Databricks, the company founded by the creators of Apache Spark, announced plans to partner with Intel to optimize Spark’s real-time analytic capabilities for the Intel architecture.
Indeed, Intel is investing in a broad initiative involving Apache Spark and is collaborating with both Databricks and the Algorithms, Machines and People Lab (AMPLab) at the University of California, Berkeley, to advance the technology. Databricks’ founders launched the company out of UC Berkeley’s AMPLab after creating Apache Spark.
Spark is a popular open-source big data processing engine. Spark accelerates analytics on Hadoop, working as a full suite of complementary tools, including a fully-featured machine learning library (MLlib), a graph processing engine (GraphX) and stream processing. Spark can access data in a variety of sources, including HDFS, Cassandra and HBase.

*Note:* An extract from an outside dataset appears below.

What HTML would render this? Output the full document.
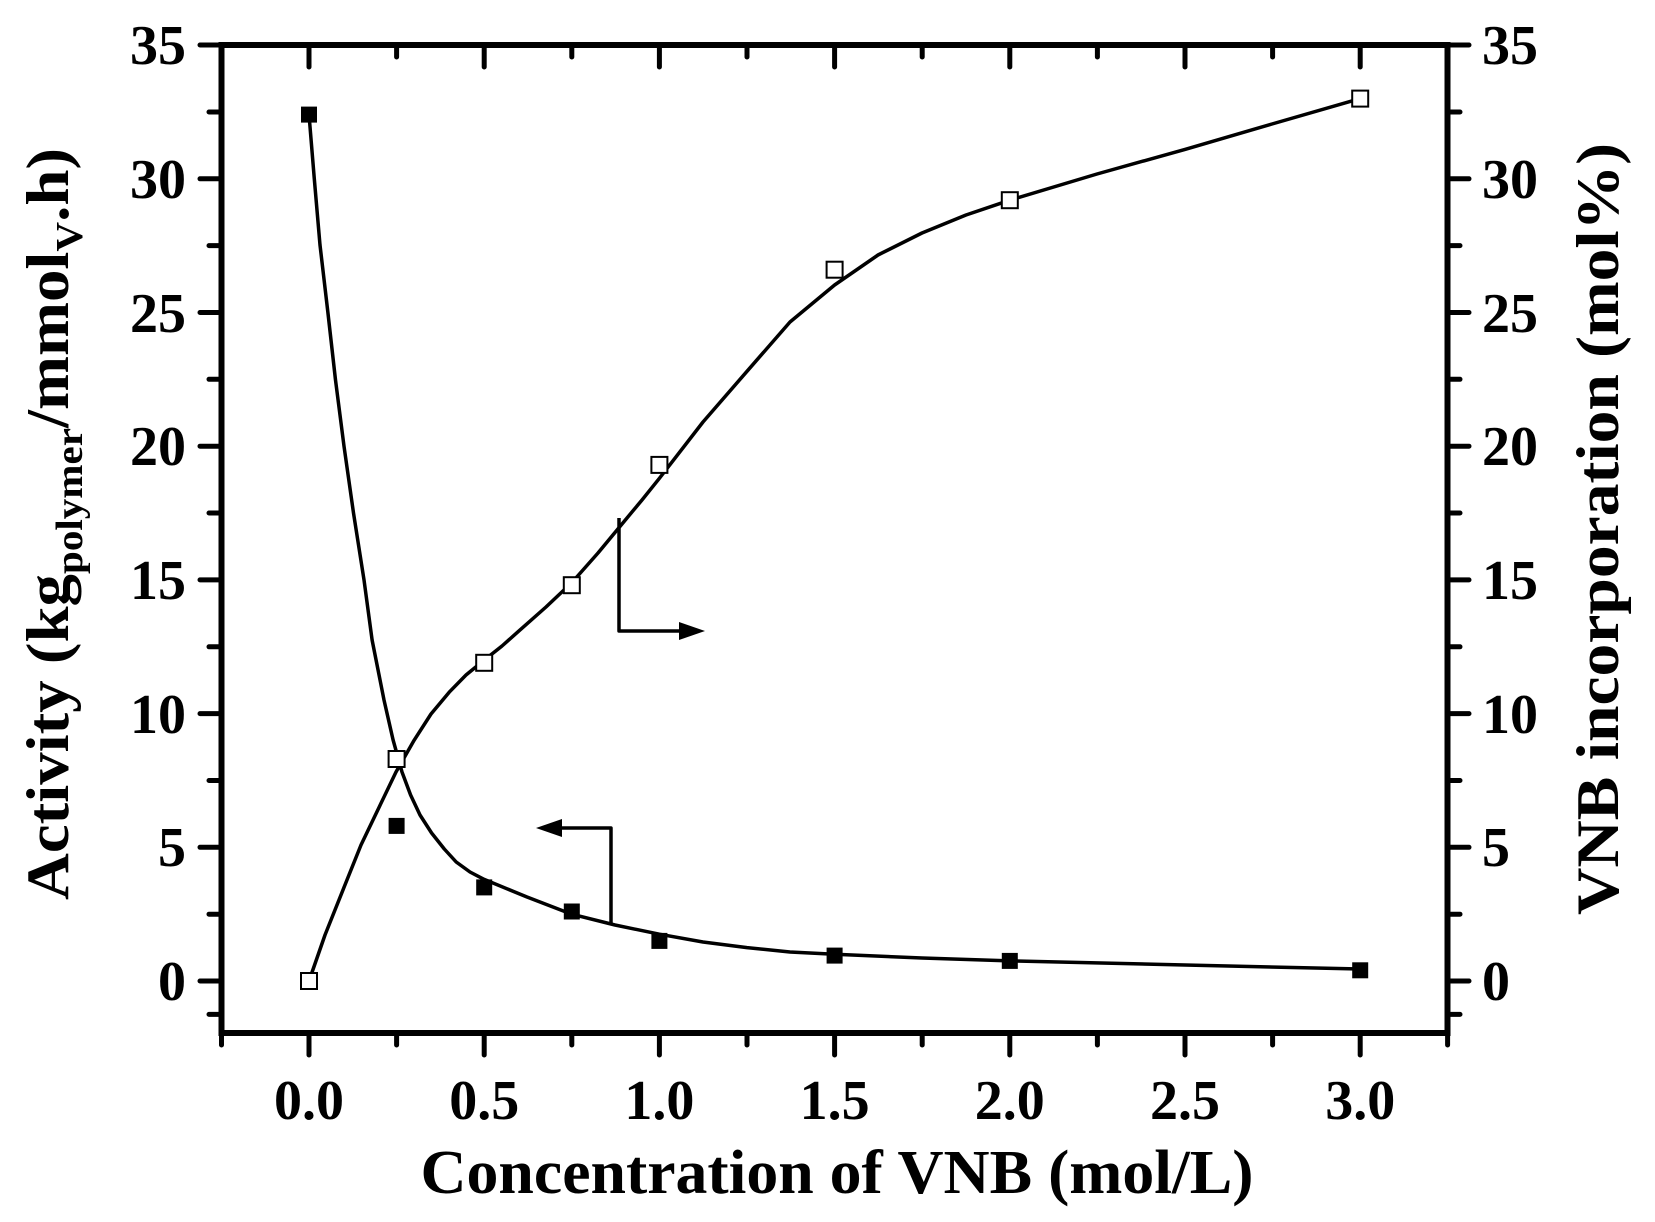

Intel said it has engaged with Databricks to advance analytics capability for the Spark on Intel Architecture platforms and to accelerate the development of Spark projects, such as GraphX, MLlib, and Spark Streaming. Intel is collaborating with AMPLab to accelerate the development of data analytics technologies in real-world solutions through developments for SparkR—distributed statistic computing in R on top of Spark. They also are working on collaborations for using Tachyon, an in-memory file system in the Berkeley Data Analytics Stack (BDAS), to address challenges in Internet-scale machine learning.
“Open source is undoubtedly the future of technological innovation and big data tools and processing are at the forefront of that wave,” Ion Stoica, CEO at Databricks, said in a statement. “Our collaboration with Intel will bring the unified Spark ecosystem to businesses of all sizes with new levels of analytic capabilities, real-time benefits and simplicity.”
Enterprises are increasingly developing applications to extract real-time insights from large data sets. The necessity for real-time analytics across Intel architecture is a vital piece of the big data puzzle to enable the extraction of prompt, actionable insights from large data sets. As an open-source framework that enables stream processing as well as fast queries on large data sets stored on a Hadoop cluster, Apache Spark supports new modes of analytics on big data platforms based on the Apache Hadoop ecosystem.
“As more and more connected devices, including sensors, are introduced to the market, big data sets are growing exponentially every year, making processing and analyzing this data a more complex task,” Michael Greene, vice president of Intel Software and Services Group and general manager of System Technologies and Optimization at the chip maker, said in a statement. “To find new trends and strong patterns from large, complex data sets, a strong analytics foundation is needed. Our work with Databricks to advance these analytics capabilities on Intel architecture by utilizing the rich capabilities of Spark will help our customers dive deeper into their data and derive real-time insights and benefits in the cloud.”
Apache Spark can run in Hadoop clusters through YARN or Spark’s stand-alone mode and is designed to perform both batch processing and new workloads like streaming, interactive queries and machine learning. Spark is built for scalability, stability and performance with the ability to process datasets from gigabytes to terabytes to petabytes.
In a blog post about Intel’s part in the collaboration, Greene said, “Data is the currency of the future, and the economy is booming.”
Greene noted that Intel is making moves in the big data world because everything is moving at a new speed, with transactions going on all the time and data being generated in unprecedented amounts.
Moreover, big data lies at the heart of the ongoing battle to win and maintain customers, he said.
“Customers expect technology providers to fit their exact needs and provide flawless user experiences,” Greene said. “If they don’t, those customers will find another product or service. This creates a fiercely competitive landscape for tech businesses, as they vie for market share. The Internet of things is creating a world more connected than we ever imagined [and] is expanding the mind-blowing amount of information our society produces every second. The term ‘big data’ is, itself, an acknowledgement of the wealth of insights to be discovered in the way people interact in the digital world—if you have the infrastructure to store, manage, process and analyze it.”
Greene noted that the new collaborations with Databricks and AMPLab are complementary to Intel’s ongoing engagement with Cloudera and the Apache Hadoop community for driving the foundation of big data with Hadoop as an enterprise data hub.
“We believe Spark’s efficient in-memory computation within Hadoop enterprise data hub, combined with the performance of Intel architecture, enables advanced analytics with faster real-time decisions,” he said.
Moreover, “With Databricks, we plan to demonstrate the efficiency of running Spark-based analytics on Intel architecture-based platforms to data center owners using benchmarks and technology education,” Greene said. “In addition, we are accelerating analytics using in-memory techniques and enhancing data security using hardware and software mechanisms.”